The world seems to be filled with a lot of noise, with numerous people, organizations, products vying for attention. So how does one stand apart from the noise and makes oneself heard? Author Todd Henry believes it is finding your unique and authentic voice, which will enable you to reach a wide audience and convey your message. In his book Louder Than Words: Harness the Power of Your Authentic Voice, he outlines the steps to finding your unique expression.
In developing our authentic voice and not conforming or playing it safe, we are able to get our message across and reach a larger audience. The points and strategies discussed in Louder Than Words are well presented and organized.
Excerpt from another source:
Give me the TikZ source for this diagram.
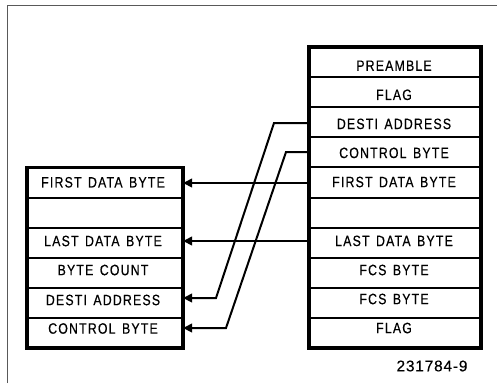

The questions we must ask ourselves are regarding our identity (who are you?), our vision (where are you going?), and the mastery of our craft/expression (how will you get there?). The author also talks about the things that hold us back such as fear, our narrative, personalizing rejection, and setbacks that we face. All points, strategies, and exercises are accompanied by helpful stories and examples. Louder Than Words is an excellent resource for individuals and companies/organizations who are looking to find and develop their own unique voice.
Note: You can find chapter summaries and additional resources for Louder Than Words on the author’s website.
Favourite quote: “You have to let go of your fear of what you think you must be so that you can embrace the possibility of what you might be. It is deeply ingrained in the human condition to simultaneously crave recognition and camouflage. We want our unique abilities to show, but deep down we fear that we’re really not so great. These two forces battle within us, and then paralyze us. As a result, we show enough of ourselves to differentiate us from the competition, but not so much as to isolate us. We follow the heard when it’s expedient, but shun them when the stakes are low.”